JACKSONVILLE, Ala. (WIAT) — A lot of what Lisa saw around her was fake, but in a new novel by a longtime Alabama journalist, she learned to “tell it true.”
In his new book, “Tell it True,” former Anniston Star reporter Tim Lockette tells the story of Lisa Rives, a high school newspaper editor who fights to cover an execution in person.
The book is set in Beachside, Alabama, a fictional town along a lake formed by the building of an Alabama Power dam.
Lockette calls the novel, his second, a “north Alabama book.”
“There’s a landscape that people here would recognize,” said Lockette, who grew up in Jacksonville and lives there today. “I like to give people a clear picture of Alabama. I try to leave out the things that are stereotypical of the state in the book — the things that don’t exist very much.”
In some ways, “Tell It True” is a story that could only happen in Alabama. Its plot reflects the realities of the Yellowhammer State in a way that allows Lockette’s intimate knowledge of Southern life to shine through.

(Courtesy of Tim Lockette)
Lisa is confronted with signs her father is having an affair with his staffer. She’s forced to cope with sexual harassment by classmates and unfair, unrealistic beauty standards imposed by her mother. She’s pushed, even in the novel’s first pages, to deal with complicated but critical questions about the ethics of journalism.
The main characters in “Tell It True” are women, something Lockette said comes from his desire to both challenge gender roles and simply reflect the experiences he’s had with women in his own life.
“Somehow, my male characters were always really passive,” he said of his past work. “They were like narrators. And there was always a female friend who would step in and be the active character. There were moms and teachers who always had really smart things to say. And I found that if I write a character, a teacher who is like my mom, or a teacher who is like teachers that I’ve had, I can suddenly say something better.”
The development of women characters provided Lockette an avenue to help, he thinks, tell it true.
“I have these quotes that are way wiser than I could make up myself. Just pretending to be them made me smarter,” he said. “And I wound up when I finally decided I’m just going to eliminate the boy and just have the active girl and have all these wise women around, everything clicked so much better. It was really strange. I realized I don’t want to be stealing somebody’s voice or stealing somebody’s role, but I’ve got to write the characters that work.”
What’s clear throughout the book is Lockette’s genuine and deep-rooted respect for the newspaper as an institution, a respect that Lisa develops through the course of the story.
“I see the newspaper as a place where if you die and you’ve worked at a foundry your whole life, and you never had anybody pin a medal on your chest or you never been awarded an honorary degree or anything like that — you’re just a regular joe — somebody writes a story about you and your life, and you are recognized and honored in the obituary page,” he said.
This type of service, he said, while increasingly rare in today’s media landscape, is one to which we should all be entitled.

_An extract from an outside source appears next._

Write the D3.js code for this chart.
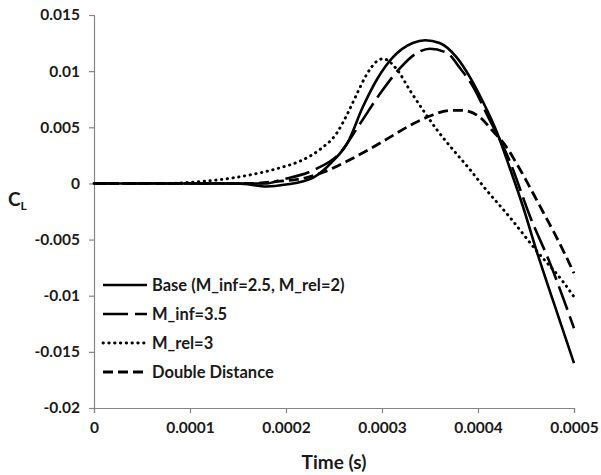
<!DOCTYPE html>
<html>
<head>
<meta charset="utf-8">
<script src="https://cdn.jsdelivr.net/npm/d3@7"></script>
<style>
  body { margin: 0; background: #fff; }
  svg text { font-family: Lato, "Open Sans", sans-serif; font-weight: bold; fill: #1a1a1a; }
</style>
</head>
<body>
<div id="chart"></div>
<script>
const width = 601;
const height = 475;
const margin = {left: 94, right: 27, top: 15, bottom: 67};

// tick values
const xTicks = [0, 0.0001, 0.0002, 0.0003, 0.0004, 0.0005];
const yTicks = [-0.02, -0.015, -0.01, -0.005, 0, 0.005, 0.01, 0.015];

// series: [time (s), CL]
const base = [
  [0, 0], [0.0001, 0], [0.00015, 0], [0.00018, -0.00027], [0.0002, -0.0001],
  [0.000228, 0.0005], [0.000249, 0.002], [0.000264, 0.0036], [0.00028, 0.0068],
  [0.000295, 0.0093], [0.000311, 0.0112], [0.000332, 0.0125], [0.000345, 0.01275],
  [0.00036, 0.0125], [0.000378, 0.0112], [0.000392, 0.0094], [0.000405, 0.0073],
  [0.00042, 0.0045], [0.000433, 0.0014], [0.000447, -0.0021], [0.000461, -0.006],
  [0.000478, -0.0104], [0.0005, -0.016]
];
const mInf35 = [
  [0, 0], [0.0001, 0], [0.00015, 0], [0.00018, 0], [0.000194, 0.0003],
  [0.000229, 0.0012], [0.000256, 0.0027], [0.000277, 0.0053], [0.000298, 0.008],
  [0.000319, 0.0103], [0.000336, 0.0116], [0.00035, 0.012], [0.000368, 0.0116],
  [0.000381, 0.0103], [0.000395, 0.0086], [0.000409, 0.0062], [0.000433, 0.002],
  [0.000454, -0.0029], [0.000475, -0.0071], [0.0005, -0.0129]
];
const mRel3 = [
  [0, 0], [0.00008, 0], [0.0001, 0.0001], [0.000124, 0.00027], [0.000159, 0.0007],
  [0.000194, 0.0014], [0.000215, 0.002], [0.000235, 0.003], [0.000253, 0.0045],
  [0.000264, 0.0062], [0.000274, 0.008], [0.000284, 0.0097], [0.000295, 0.0109],
  [0.000301, 0.0111], [0.000316, 0.0101], [0.000329, 0.0083], [0.000343, 0.0065],
  [0.000357, 0.0048], [0.000374, 0.003], [0.000392, 0.0012], [0.000405, -0.0002],
  [0.000433, -0.003], [0.000461, -0.006], [0.000489, -0.0088], [0.0005, -0.0101]
];
const doubleDist = [
  [0, 0], [0.0001, 0], [0.00016, 0], [0.000194, 0.0002], [0.000215, 0.0004],
  [0.000239, 0.001], [0.000264, 0.002], [0.000288, 0.0031], [0.000308, 0.0041],
  [0.000332, 0.0053], [0.00035, 0.006], [0.000371, 0.0065], [0.000384, 0.0065],
  [0.000402, 0.0059], [0.000414, 0.0048], [0.00043, 0.0032], [0.00044, 0.0018],
  [0.00045, 0.0003], [0.00046, -0.0013], [0.00047, -0.0029], [0.00048, -0.0045],
  [0.00049, -0.0062], [0.0005, -0.008]
];

const seriesNames = ["Base (M_inf=2.5, M_rel=2)", "M_inf=3.5", "M_rel=3", "Double Distance"];
const seriesData = [base, mInf35, mRel3, doubleDist];
const seriesStyle = [
  {w: 2.6, dash: null, cap: "butt"},
  {w: 2.6, dash: "25,7", cap: "butt"},
  {w: 2.9, dash: "0.4,5.4", cap: "round"},
  {w: 2.8, dash: "10,5", cap: "butt"}
];

const svg = d3.select("#chart")
    .append("svg")
    .attr("width", width)
    .attr("height", height);

const xScale = d3.scaleLinear()
    .domain([0, 0.0005])
    .range([margin.left, width - margin.right]);
const yScale = d3.scaleLinear()
    .domain([-0.02, 0.015])
    .range([height - margin.bottom, margin.top]);

const fmt = d => d === 0 ? "0" : String(+d.toFixed(4));

const xAxis = d3.axisBottom(xScale)
    .tickValues(xTicks)
    .tickFormat(fmt)
    .tickSize(5)
    .tickPadding(9);
const yAxis = d3.axisLeft(yScale)
    .tickValues(yTicks)
    .tickFormat(fmt)
    .tickSize(5)
    .tickPadding(9);

const gx = svg.append("g")
    .attr("transform", `translate(0,${height - margin.bottom})`)
    .call(xAxis);
const gy = svg.append("g")
    .attr("transform", `translate(${margin.left},0)`)
    .call(yAxis);

[gx, gy].forEach(g => {
  g.select(".domain").attr("stroke", "#868686").attr("stroke-width", 1.2);
  g.selectAll(".tick line").attr("stroke", "#868686").attr("stroke-width", 1.2);
  g.selectAll(".tick text").attr("font-size", 15.5).attr("fill", "#1a1a1a");
});

// lines
const line = d3.line()
    .x(d => xScale(d[0]))
    .y(d => yScale(d[1]))
    .curve(d3.curveMonotoneX);

svg.append("g")
    .selectAll("path")
    .data(seriesData)
    .enter()
    .append("path")
    .attr("d", line)
    .attr("fill", "none")
    .attr("stroke", "#000")
    .attr("stroke-width", (d, i) => seriesStyle[i].w)
    .attr("stroke-dasharray", (d, i) => seriesStyle[i].dash)
    .attr("stroke-linecap", (d, i) => seriesStyle[i].cap);

// legend
const legend = svg.append("g")
    .attr("transform", "translate(103,285)");
const rows = legend.selectAll("g")
    .data(seriesNames)
    .enter()
    .append("g")
    .attr("transform", (d, i) => `translate(0,${i * 29})`);
rows.append("line")
    .attr("x1", 0).attr("x2", 44)
    .attr("stroke", "#000")
    .attr("stroke-width", (d, i) => seriesStyle[i].w)
    .attr("stroke-dasharray", (d, i) => seriesStyle[i].dash)
    .attr("stroke-linecap", (d, i) => seriesStyle[i].cap);
rows.append("text")
    .attr("x", 49)
    .attr("dy", "0.35em")
    .attr("font-size", 16.5)
    .text(d => d);

// axis titles
svg.append("text")
    .attr("x", (margin.left + width - margin.right) / 2)
    .attr("y", 469)
    .attr("text-anchor", "middle")
    .attr("font-size", 19)
    .text("Time (s)");

const cl = svg.append("text")
    .attr("x", 8)
    .attr("y", 206)
    .attr("font-size", 19)
    .text("C");
cl.append("tspan")
    .attr("font-size", 12)
    .attr("dy", 4)
    .text("L");
</script>
</body>
</html>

“It feels to me like a basic form of dignity that a human being should have, that Americans should have,” he said. “I see the newspaper as a place where the daily lives of average people are lifted up for their peers to see, and a place where the daily life of our democracy is recorded.”
When it comes to the story’s heaviest subject, an execution of a condemned inmate, Lockette’s attention to detail is at its finest.
The story draws on Lockette’s own experience covering five executions, three of which he attended. He said witnessing such a process changes you, something his main character had to learn for herself.
“Lisa, she goes into this thinking, ‘How big of a deal can it be?’ And I think a lot of people do this when they cover something like an execution,” he said. “You underestimate the impact it will have on you. And as you get older, as you develop, perhaps, more respect for life, it weighs on you more.”
The release of “Tell It True” comes when Alabama is set to send a man to his death. Willie B. Smith, a death row inmate with an IQ of around 70, is set to be executed on Oct. 21, barring further court action or a stay from Gov. Kay Ivey. The State of Alabama has limited press access to witness the lethal injection to only one reporter from the Associated Press. Media outlets and organizations have expressed opposition to the restrictions.
Lockette said he, too, opposes the limitation on press access to Smith’s execution.
“Reporters — in the plural — should be there because it is a difficult thing to witness,” he said. “It’s a difficult thing to go through. And reporters need more colleagues there with them to help out, in a way.”
Lockette said given that the death penalty is partly, at least in theory, a means of deterring crime, even supporters of the policy should be in favor of openness around executions.
“If you believe in the death penalty, you believe in death penalty transparency, I would think,” he said. “You’d want it to be known how all this is done. So it makes the secrecy that sometimes emerges seem strange to me. I don’t understand the unwillingness to be forthcoming about this.”
Lockette said he’s not yet sure if Lisa will reappear in another novel, but he said he does have some ideas about what she’s up to now.
“I’ve got a list of ideas,” said Lockette, who now teaches English at Jacksonville State University. “But I’ve got lots of papers to grade. And so right now, students come first.”